Rodin’in Antalyalılarla buluşmasından önce, AKS’de, değerli sanat tarihçisi Ebru Nalan Sülün moderatörlüğünde gerçekleşen sohbette Sayın Arkın’ın, mütevazi duruşu ile koleksiyonundan bahsederken duyduğu samimi mutluluğu gözlemledik. Mesajları oldukça net; istemek, planlamak, gerekli kaynağı sağlamak...ama ortak payda "çok sevmek" Karşımızdaki iş insanı Erbil Bey Rodin ile bir çeşit iletişimde...öyle ki Rodin ile "ruhum konuşuyor" diye tanımlıyor tutkusunu. Kendisi ile sohbetimize başlamadan önce;
Her eserini farklı boyutlarda, farklı ölçeklerde gerçekleştirdiği gibi, bunlar üzerine çeşitlemeler uygulamış olan Rodin gibi bir döneme damgasını vurmuş bir heykeltıraşın hayatına, eserleri, koleksiyonları ile ilgili aldığı karara, Paris’teki Rodin Müzesi paylaşımlarına dayanarak, baktığımızda, ölümünden bir yıl önce eserlerini/koleksiyonlarını, mal varlığını devlete bıraktığını öğreniyoruz.

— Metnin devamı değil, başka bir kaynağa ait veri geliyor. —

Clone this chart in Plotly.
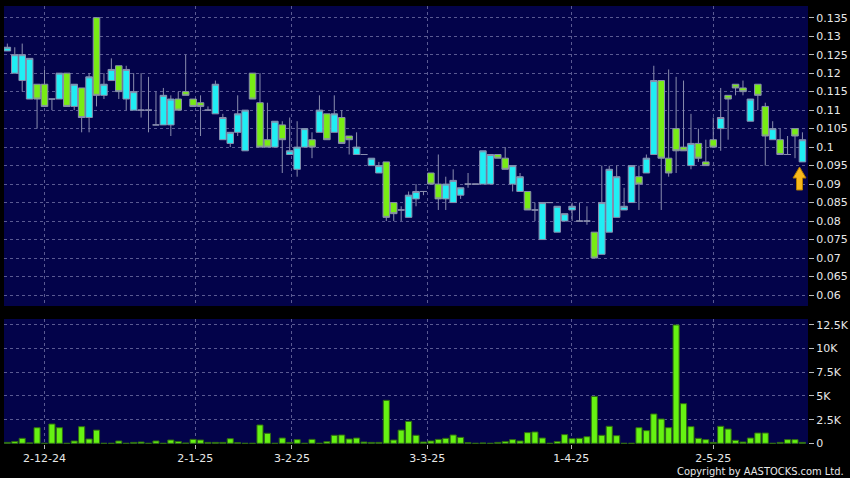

Aslında bu bağış Rodin Müzesi’nin kuruluş fikrini de doğurmuş. Fransız Devleti de Hotel Biron’u satın alarak sanatçıya ithaf edilecek müzeye dönüştürmüş. 1919 da Paris’teki bu binanın açılışı ve 1948 de de Meudon’daki müzenin de açılışı gerçekleşmiş. Özetle, Rodin Müzesi, kendi sitesinde de belirtildiği gibi, sanatçının manevi haklarının emanetçisi olmuş. Bir noktayı da eklemek gerek; sanatçı, mal ve eserlerini vasiyet ederken telif hakkını da vasiyet etmiş. Kalıp koleksiyonu sayesinde, orijinal bronzların baskısı, sanatçının çalışmalarının yayılmasına izin vermiştir. Dünyada bir çok müzede bu eserlere rastlamak bu şekilde mümkün (bkz.bağlantı: https://www.musee-rodin.fr/musee/collections/rodin-dans-monde)

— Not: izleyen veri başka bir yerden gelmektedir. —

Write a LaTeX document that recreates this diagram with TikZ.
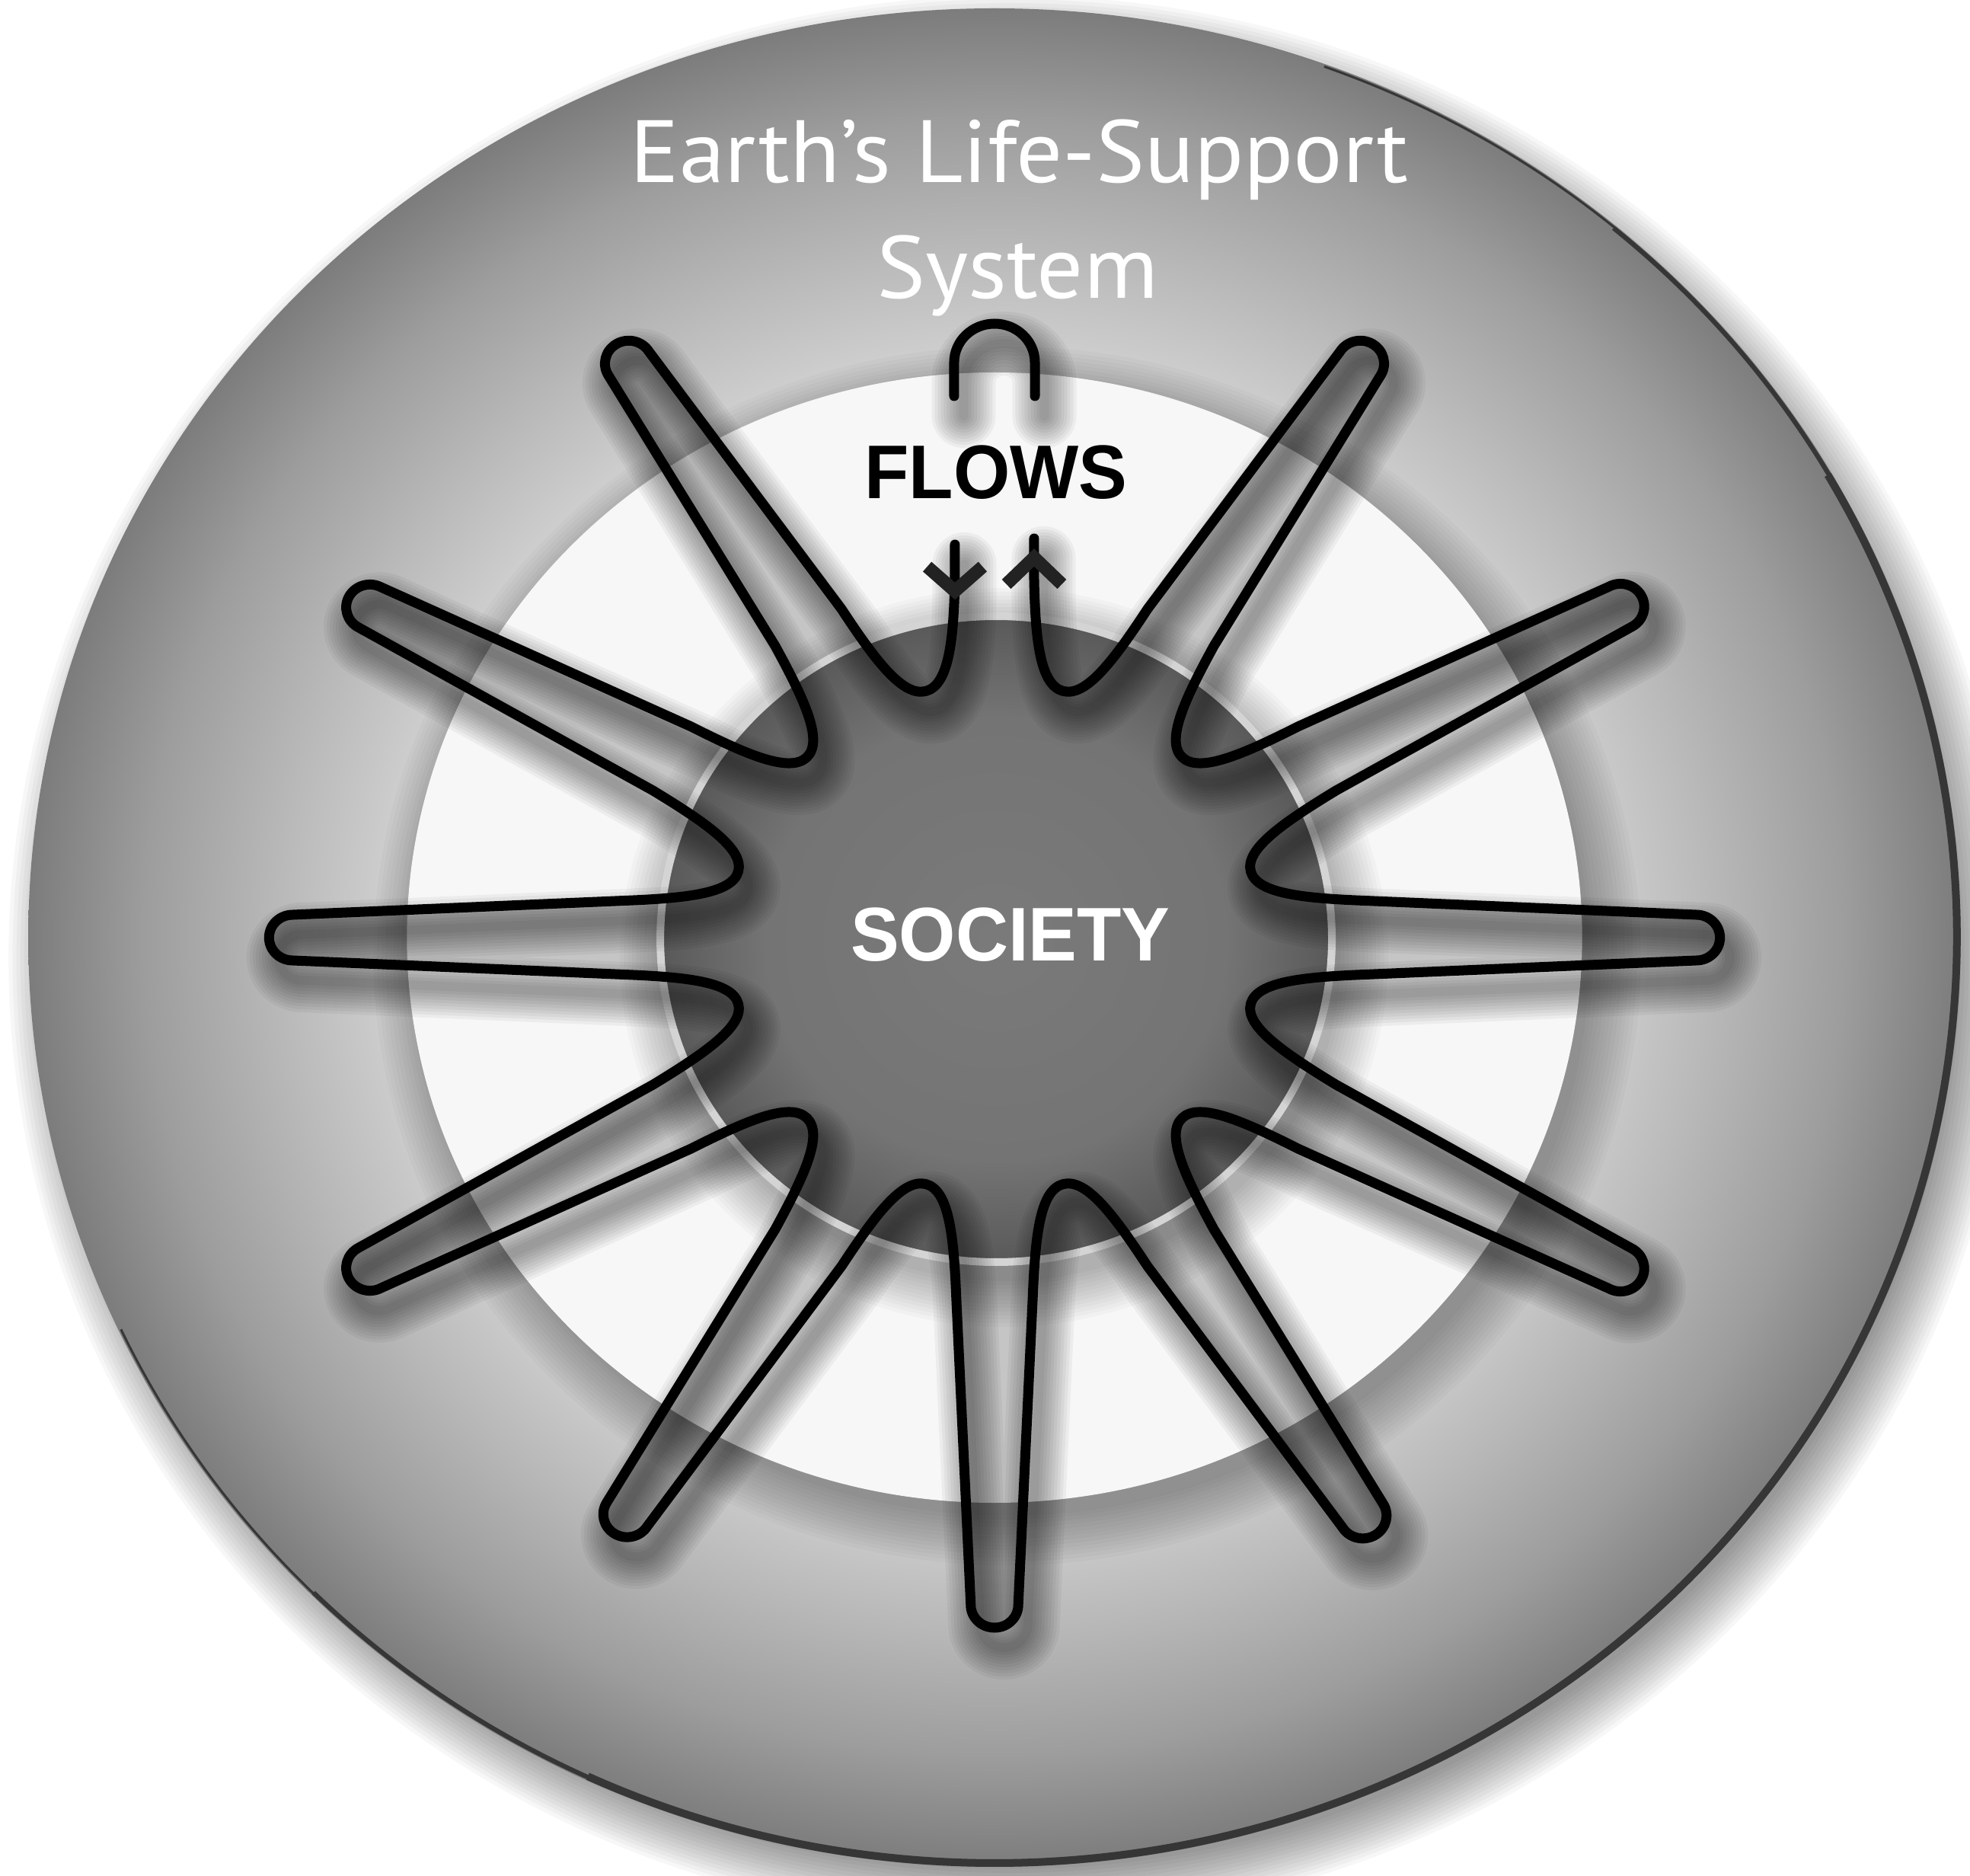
\documentclass[tikz,border=0pt]{standalone}
\usepackage{fontspec}
\newfontfamily\titlefont{PT Sans}
\newfontfamily\labelfont{Liberation Sans}[FakeStretch=0.92]
\definecolor{discA}{HTML}{D0D0D0}
\definecolor{discB}{HTML}{B9B9B9}
\definecolor{discC}{HTML}{9D9D9D}
\definecolor{discD}{HTML}{7C7C7C}
\definecolor{ringwhite}{HTML}{F7F7F7}
\definecolor{socA}{HTML}{7A7A7A}
\definecolor{socB}{HTML}{747474}
\definecolor{socC}{HTML}{585858}
\definecolor{socborder}{HTML}{D4D4D4}
\definecolor{rimdark}{HTML}{363636}
\definecolor{chevcolor}{HTML}{222222}
% the path bounding box corresponds to +-25bp of a declared shading
\pgfdeclareradialshading{discshade}{\pgfpoint{0bp}{0bp}}{color(0bp)=(discA); color(15.5bp)=(discA); color(18.5bp)=(discB); color(22bp)=(discC); color(25bp)=(discD); color(50bp)=(discD)}
\pgfdeclareradialshading{socshade}{\pgfpoint{0bp}{0bp}}{color(0bp)=(socA); color(17bp)=(socB); color(25bp)=(socC); color(50bp)=(socC)}

% one loop: #1 base direction, #2 tip direction, #3 tip radius
\newcommand\petalseg[3]{.. controls ([rotate=#1]331.4,-57.7) and ([rotate=#1]390.1,-51.6) .. ([rotate=#1]470,-48.4) -- ([rotate=#2]#3-30,-30) .. controls ([rotate=#2]#3-13.4,-30) and ([rotate=#2]#3,-16.6) .. ([rotate=#2]#3,0) .. controls ([rotate=#2]#3,16.6) and ([rotate=#2]#3-13.4,30) .. ([rotate=#2]#3-30,30) -- ([rotate=#1]470,48.4) .. controls ([rotate=#1]390.1,51.6) and ([rotate=#1]331.4,57.7) .. ([rotate=#1]323.6,86.7)}
\newcommand\starline{([rotate=90]516,50) -- ([rotate=90]470,50) .. controls ([rotate=90]390.1,51.6) and ([rotate=90]331.4,57.7) .. ([rotate=90]323.6,86.7) \foreach \a/\b/\c in {120/121.5/914, 150/151.2/930, 180/180/916, 210/208.8/930, 240/238.5/918, 270/270/906, 300/301.5/920, 330/331.2/932, 360/360/916, 390/388.8/932, 420/418.5/914}{\petalseg{\a}{\b}{\c}} .. controls ([rotate=90]331.4,-57.7) and ([rotate=90]390.1,-51.6) .. ([rotate=90]470,-50) -- ([rotate=90]524,-50)}
\newcommand\archline{(51,711) -- (51,755) .. controls (51,783.2) and (28.2,806) .. (0,806) .. controls (-28.2,806) and (-51,783.2) .. (-51,755) -- (-51,711)}
\newcommand\starfill{([rotate=0]323.6,-86.7) \foreach \a/\b/\c in {0/0/916, 30/28.8/932, 60/58.5/914}{\petalseg{\a}{\b}{\c}} -- ([rotate=90]323.6,86.7) \foreach \a/\b/\c in {120/121.5/914, 150/151.2/930, 180/180/916, 210/208.8/930, 240/238.5/918, 270/270/906, 300/301.5/920, 330/331.2/932}{\petalseg{\a}{\b}{\c}} -- cycle}

\begin{document}
\begin{tikzpicture}[x=0.01cm,y=0.01cm,
  petalline/.style={line width=1.3mm, black, line cap=round, line join=round},
  chev/.style={line width=1.7mm, chevcolor, line join=miter},
  shadowstroke/.style={black, opacity=0.045, line cap=round, line join=round}]
\useasboundingbox (-1306,-1232) rectangle (1281,1231);
\fill[white] (-1306,-1232) rectangle (1281,1231);
\begin{scope}[xscale=1.04]
  % outer disc: soft drop shadow, body, dark rim
  \foreach \r in {1195,1200,...,1265} \fill[black, opacity=0.03] (20,-28) circle[radius=\r];
  \shade[shading=discshade] (0,0) circle[radius=1220];
  \draw[rimdark, line width=0.3mm] (70:1217) arc[start angle=70, end angle=-155, radius=1217];
  \draw[rimdark, line width=0.6mm] (50:1216) arc[start angle=50, end angle=-135, radius=1216];
  \draw[rimdark, line width=1.0mm] (30:1215) arc[start angle=30, end angle=-115, radius=1215];
  % white ring with its shadow
  \foreach \r in {735,740,...,800} \fill[black, opacity=0.025] (16,-24) circle[radius=\r];
  \fill[ringwhite] (0,0) circle[radius=742];
  % petal interiors
  \fill[black, opacity=0.2] \starfill;
  % society circle with its shadow
  \foreach \r in {425,430,...,485} \fill[black, opacity=0.025] (12,-26) circle[radius=\r];
  \shade[shading=socshade] (2,-2) circle[radius=428];
  \draw[socborder, line width=1mm] (2,-2) circle[radius=424];
  % petal shadows
  \begin{scope}[shift={(12,-26)}]
    \foreach \w in {12,20,...,84} {
      \draw[shadowstroke, line width=\w*0.1mm] \starline;
      \draw[shadowstroke, line width=\w*0.1mm] \archline;
    }
  \end{scope}
  % flow loops
  \draw[petalline] \starline;
  \draw[petalline] \archline;
  \draw[chev] (-85,487) -- (-50,455) -- (-15,487);
  \draw[chev] (15,464) -- (50,499) -- (85,464);
  % texts
  \node[transform shape, text=white, font=\titlefont\fontsize{33pt}{40pt}\selectfont, anchor=base, inner sep=0pt] (title) at (31,991) {Earth’s Life-Support};
  \node[transform shape, text=white, font=\titlefont\fontsize{33pt}{40pt}\selectfont, anchor=base, inner sep=0pt] (system) at (29,839) {System};
  \node[transform shape, text=black, font=\labelfont\bfseries\fontsize{28.4pt}{34pt}\selectfont, anchor=base, inner sep=0pt] (flows) at (2,576) {FLOWS};
  \node[transform shape, text=white, font=\labelfont\bfseries\fontsize{28.4pt}{34pt}\selectfont, anchor=base, inner sep=0pt] (society) at (20,-30) {SOCIETY};
\end{scope}
\end{tikzpicture}
\end{document}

Erbil bey, çeşitli röportajlar yapılmış sizinle, web ortamında aramalarda size ve işinizle ilgili bilgilere ulaşmak mümkün...sanatseverler için koleksiyoner Erbil beyden konuşabilir miyiz?...Koleksiyoner olmak bir karar mıdır yoksa zaman içinde biriktirilenlerle aslında bir koleksiyoner mi olunur? Sizin koleksiyonerliği tanımınız?
Sizin de söylediğiniz gibi birçok mecrada yaşam hikayemi paylaştım. Ben ailesinden birikim bulmuş ve hayatını belli bir noktadan başlatmış insanlardan değilim. Ailem varlıklı değildi. Londra’da gurbetçiydiler. Ben oldukça zorlu koşullarda büyümüş ve eğitim almış birisiyim. Kendimi şanslı görüyorum çünkü tüm zorlu hayat koşullarına rağmen, güzel bir çocukluk ve ilk gençlik geçirdiğimi söyleyebilirim. İş hayatıyla erken yaşlarda tanıştım. Bir yandan okuyor bir yandan da aileme destek olabilmek için çeşitli işlerde çalışıyordum. Çalışmayı severim, halen daha her günüm yoğun bir iş temposuyla geçiyor. Her zaman daha iyisini hedefledim. Uğraştığım bunca işe, başardığım bunca şeye rağmen, hiçbir zaman "artık tamam, bu kadar yeter" demedim. Ömrümün, gücümün yettiği yere kadar devam edeceğim. Bir iş insanı olarak oldukça iyi noktalara geldiğimi düşünüyorum. Kurucusu olduğum Arkın Group gün geçtikçe büyüyor. Arkın Group bünyesinde yüzlerce insana iş olanağı sağlıyor olmak beni gerçekten çok mutlu ediyor. Ben şansa inanırım, ama şansın yüzünüze gülmesinin istiyorsanız bunun için ciddi bir emek harcamanız gerektiğine de gönülden inanıyorum. Ayrıca her zaman insanların tutkuları olması gerektiğine ve hayata tutunabilmek adına kararlılıkla bu tutkuların peşinden gitmeleri gerektiğine inanmışımdır. İstemek hayal etmek başta geliyor. Her şeyin başlangıcı insanın elde etmek veya ulaşmak istediği şeyi tüm benliğiyle istemesi...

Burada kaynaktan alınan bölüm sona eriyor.